Mr. Jewison is gracious in his account of the same confrontation.

“We had a lot of fun on Moonstruck,” he said diplomatically, acknowledging that “it wasn’t smooth sailing.”

“But a director has to have a lot of confidence in themselves and a lot of confidence in this film that they see in their head. Sometimes it’s difficult to get that across to people because they have other ideas. Think about it — there are 30 or 40 directors on the set. Every actor thinks she can direct and he should be telling the story.”

“Everybody wants to be a director, including Mother Teresa. When I met Mother Teresa I told her how important she was and her work in India and how she was revered and how people listen to her and she said, ‘They don’t listen to me as much as they would if I were a film director. If I could be a film director, then they would listen to me!’ Because she believed that directors were very powerful people. And I was trying to explain to her that it’s not easy. It’s not easy.”

NORMAN JEWISON is not one to shy away from a challenge, claimed OLYMPIA, noting that many of his films delve into the very fabric of U.S. identity. The director said that he is drawn to some of the most volatile social issues of the day.

“America has always had a fascination for me because of its differences,” stated Mr.
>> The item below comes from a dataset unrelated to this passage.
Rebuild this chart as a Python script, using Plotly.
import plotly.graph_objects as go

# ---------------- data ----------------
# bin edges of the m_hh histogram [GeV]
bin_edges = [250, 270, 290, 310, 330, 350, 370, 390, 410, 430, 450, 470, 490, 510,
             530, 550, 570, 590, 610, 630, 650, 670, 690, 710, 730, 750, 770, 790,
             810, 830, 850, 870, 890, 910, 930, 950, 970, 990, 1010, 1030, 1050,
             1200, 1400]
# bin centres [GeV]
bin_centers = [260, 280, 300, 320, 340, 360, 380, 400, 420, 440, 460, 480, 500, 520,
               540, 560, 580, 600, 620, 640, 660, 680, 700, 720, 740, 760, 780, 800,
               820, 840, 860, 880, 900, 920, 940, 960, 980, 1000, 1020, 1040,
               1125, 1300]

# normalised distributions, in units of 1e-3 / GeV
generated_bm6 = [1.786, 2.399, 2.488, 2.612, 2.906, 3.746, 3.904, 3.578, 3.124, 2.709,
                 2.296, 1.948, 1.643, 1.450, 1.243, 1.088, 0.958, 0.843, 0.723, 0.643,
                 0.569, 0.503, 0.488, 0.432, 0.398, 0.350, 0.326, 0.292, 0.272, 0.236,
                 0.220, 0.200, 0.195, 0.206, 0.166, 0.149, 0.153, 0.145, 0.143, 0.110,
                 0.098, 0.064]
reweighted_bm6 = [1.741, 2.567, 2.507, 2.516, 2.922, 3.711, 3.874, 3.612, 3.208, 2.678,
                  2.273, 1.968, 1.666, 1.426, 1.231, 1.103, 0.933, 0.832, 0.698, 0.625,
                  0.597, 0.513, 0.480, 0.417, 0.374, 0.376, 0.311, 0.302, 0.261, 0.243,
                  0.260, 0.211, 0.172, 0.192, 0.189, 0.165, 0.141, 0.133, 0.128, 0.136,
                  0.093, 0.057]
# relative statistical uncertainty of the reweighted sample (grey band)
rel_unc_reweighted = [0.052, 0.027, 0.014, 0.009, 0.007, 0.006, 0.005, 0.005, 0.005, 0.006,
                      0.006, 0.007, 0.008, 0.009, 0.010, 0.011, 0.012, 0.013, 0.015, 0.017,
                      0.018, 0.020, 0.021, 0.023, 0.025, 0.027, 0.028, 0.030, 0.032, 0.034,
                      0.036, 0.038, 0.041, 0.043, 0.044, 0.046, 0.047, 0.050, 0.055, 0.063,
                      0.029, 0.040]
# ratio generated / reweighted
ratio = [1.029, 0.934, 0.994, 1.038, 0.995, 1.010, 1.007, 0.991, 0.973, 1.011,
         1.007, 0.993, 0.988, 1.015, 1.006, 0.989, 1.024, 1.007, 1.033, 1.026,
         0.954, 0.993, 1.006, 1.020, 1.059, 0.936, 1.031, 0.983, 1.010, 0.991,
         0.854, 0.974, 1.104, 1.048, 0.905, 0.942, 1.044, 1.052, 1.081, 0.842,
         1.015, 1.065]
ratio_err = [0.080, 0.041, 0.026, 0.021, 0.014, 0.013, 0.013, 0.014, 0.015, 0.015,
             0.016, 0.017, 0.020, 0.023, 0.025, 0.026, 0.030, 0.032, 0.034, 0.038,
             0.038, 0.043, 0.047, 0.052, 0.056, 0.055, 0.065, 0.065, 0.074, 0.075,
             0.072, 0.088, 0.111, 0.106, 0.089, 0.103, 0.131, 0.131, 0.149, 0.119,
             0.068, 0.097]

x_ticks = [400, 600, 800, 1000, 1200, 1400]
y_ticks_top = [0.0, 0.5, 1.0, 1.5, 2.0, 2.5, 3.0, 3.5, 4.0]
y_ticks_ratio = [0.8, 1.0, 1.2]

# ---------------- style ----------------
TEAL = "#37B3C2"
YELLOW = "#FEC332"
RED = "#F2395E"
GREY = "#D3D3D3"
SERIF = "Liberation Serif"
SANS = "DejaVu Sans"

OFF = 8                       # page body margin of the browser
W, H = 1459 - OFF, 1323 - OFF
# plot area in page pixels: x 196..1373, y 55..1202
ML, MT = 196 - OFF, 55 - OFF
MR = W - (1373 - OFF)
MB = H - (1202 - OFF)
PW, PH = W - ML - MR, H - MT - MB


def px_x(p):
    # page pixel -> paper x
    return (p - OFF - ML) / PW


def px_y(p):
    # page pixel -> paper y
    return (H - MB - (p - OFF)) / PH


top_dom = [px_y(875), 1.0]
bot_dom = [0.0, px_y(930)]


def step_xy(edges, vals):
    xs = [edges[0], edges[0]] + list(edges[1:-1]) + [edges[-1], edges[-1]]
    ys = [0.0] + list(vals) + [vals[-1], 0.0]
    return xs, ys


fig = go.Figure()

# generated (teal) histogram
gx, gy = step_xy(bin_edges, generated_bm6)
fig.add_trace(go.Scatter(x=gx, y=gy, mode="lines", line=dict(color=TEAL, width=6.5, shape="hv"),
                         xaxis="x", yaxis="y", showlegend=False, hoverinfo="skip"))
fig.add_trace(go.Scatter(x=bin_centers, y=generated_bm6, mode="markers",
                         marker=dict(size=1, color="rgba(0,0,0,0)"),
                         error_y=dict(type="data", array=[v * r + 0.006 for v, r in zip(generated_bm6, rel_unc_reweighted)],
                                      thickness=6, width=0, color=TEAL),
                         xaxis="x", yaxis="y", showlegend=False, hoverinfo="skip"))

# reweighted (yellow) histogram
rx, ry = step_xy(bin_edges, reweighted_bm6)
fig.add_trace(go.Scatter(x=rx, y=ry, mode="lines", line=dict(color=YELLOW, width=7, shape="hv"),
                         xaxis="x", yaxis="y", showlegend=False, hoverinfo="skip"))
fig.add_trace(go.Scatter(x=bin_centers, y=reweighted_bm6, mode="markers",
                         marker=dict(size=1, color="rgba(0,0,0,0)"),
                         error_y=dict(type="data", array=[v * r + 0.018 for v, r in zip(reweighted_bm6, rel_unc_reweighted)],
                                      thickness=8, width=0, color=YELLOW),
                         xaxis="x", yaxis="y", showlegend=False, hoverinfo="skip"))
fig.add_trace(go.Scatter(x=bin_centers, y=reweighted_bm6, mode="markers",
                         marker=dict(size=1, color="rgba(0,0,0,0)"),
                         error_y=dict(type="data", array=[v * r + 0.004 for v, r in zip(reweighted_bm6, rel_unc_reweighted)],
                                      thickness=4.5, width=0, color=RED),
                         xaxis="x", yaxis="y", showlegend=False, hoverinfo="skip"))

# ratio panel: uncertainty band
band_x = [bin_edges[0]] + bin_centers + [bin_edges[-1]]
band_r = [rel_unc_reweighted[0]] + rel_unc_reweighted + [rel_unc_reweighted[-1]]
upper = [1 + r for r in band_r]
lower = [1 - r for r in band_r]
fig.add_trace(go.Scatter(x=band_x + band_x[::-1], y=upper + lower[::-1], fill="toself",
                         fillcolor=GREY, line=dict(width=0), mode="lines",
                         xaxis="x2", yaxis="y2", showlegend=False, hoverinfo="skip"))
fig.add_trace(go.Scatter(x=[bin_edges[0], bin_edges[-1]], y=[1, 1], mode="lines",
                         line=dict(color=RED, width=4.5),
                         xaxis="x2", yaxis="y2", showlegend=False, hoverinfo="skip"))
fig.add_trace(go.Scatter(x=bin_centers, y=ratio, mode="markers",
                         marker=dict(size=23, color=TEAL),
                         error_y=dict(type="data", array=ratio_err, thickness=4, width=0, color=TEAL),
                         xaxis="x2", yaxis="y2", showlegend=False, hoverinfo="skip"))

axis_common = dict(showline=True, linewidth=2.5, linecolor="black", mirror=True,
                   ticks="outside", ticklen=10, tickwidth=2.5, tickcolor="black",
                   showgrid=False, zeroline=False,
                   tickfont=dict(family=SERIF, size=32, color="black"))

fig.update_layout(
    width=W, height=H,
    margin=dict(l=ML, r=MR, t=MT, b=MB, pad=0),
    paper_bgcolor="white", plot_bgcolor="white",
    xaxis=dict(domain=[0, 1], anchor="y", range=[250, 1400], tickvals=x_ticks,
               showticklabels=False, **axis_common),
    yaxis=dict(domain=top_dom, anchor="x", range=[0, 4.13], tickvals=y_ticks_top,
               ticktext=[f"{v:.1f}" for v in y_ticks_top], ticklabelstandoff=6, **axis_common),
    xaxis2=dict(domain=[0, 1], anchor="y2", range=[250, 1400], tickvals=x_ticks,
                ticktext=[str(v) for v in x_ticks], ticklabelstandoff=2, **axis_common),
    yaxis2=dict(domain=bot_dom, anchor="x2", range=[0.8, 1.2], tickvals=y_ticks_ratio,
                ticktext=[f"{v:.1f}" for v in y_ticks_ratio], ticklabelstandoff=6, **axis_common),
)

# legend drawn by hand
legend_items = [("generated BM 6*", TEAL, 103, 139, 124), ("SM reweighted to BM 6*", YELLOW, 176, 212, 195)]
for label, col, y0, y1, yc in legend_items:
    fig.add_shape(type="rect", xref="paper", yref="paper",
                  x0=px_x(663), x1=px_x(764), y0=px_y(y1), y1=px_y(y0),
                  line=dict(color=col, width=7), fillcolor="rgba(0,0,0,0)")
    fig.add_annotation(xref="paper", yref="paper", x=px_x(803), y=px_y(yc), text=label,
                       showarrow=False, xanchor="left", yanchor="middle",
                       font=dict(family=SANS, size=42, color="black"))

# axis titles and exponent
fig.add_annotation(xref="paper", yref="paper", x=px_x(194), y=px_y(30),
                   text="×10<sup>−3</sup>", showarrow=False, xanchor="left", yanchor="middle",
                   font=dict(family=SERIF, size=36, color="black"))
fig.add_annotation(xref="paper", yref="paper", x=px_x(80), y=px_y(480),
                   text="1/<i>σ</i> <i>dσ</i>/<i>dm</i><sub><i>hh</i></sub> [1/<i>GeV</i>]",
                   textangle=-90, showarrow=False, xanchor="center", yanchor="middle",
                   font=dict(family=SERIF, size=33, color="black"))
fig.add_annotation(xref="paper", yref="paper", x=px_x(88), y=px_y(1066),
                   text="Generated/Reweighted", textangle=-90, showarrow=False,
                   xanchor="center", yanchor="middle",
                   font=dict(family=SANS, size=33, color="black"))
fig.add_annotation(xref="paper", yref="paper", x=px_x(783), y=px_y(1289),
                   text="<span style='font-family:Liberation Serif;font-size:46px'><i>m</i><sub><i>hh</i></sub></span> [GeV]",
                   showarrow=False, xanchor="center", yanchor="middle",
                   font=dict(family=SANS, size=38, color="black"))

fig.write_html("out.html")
Jewison, who earned the nickname Canadian Pinko from JOHN WAYNE.

“I’ve made a lot of films about those elements, I think, in American society that I as a Canadian can sit back and observe. We’re pretty smug up here. We’re always explaining America to itself. We’re always telling them what we think they should be doing because we know better, of course.”

Still, he’s always considered himself a Canadian filmmaker and notes that several of his movies were shot in his homeland — including THE HURRICANE. He also speaks proudly of THE CANADIAN FILM CENTRE, which he established in 1986 to offer emerging talent the chance to hone their skills.

“A lot of (my films) are about America because that’s where I was making my films and that’s where I found my inspiration. The Americans are great at supporting talent. They’ve always imported their talent.”


AND JUSTICE FOR ALL: THE FILMS OF NORMAN JEWISON includes screenings of IN THE HEAT OF THE NIGHT, introduced by Canadian director CLEMENT VIRGO and ROLLERBALL, introduced by HARD CORE LOGO director BRUCE McDONALD.

A special IN CONVERSATION WITH NORMAN JEWISON, followed by a screening of GAILY, GAILY takes place AUGUST 29.

The retrospective series kicks off Thursday and runs until AUGUST 31.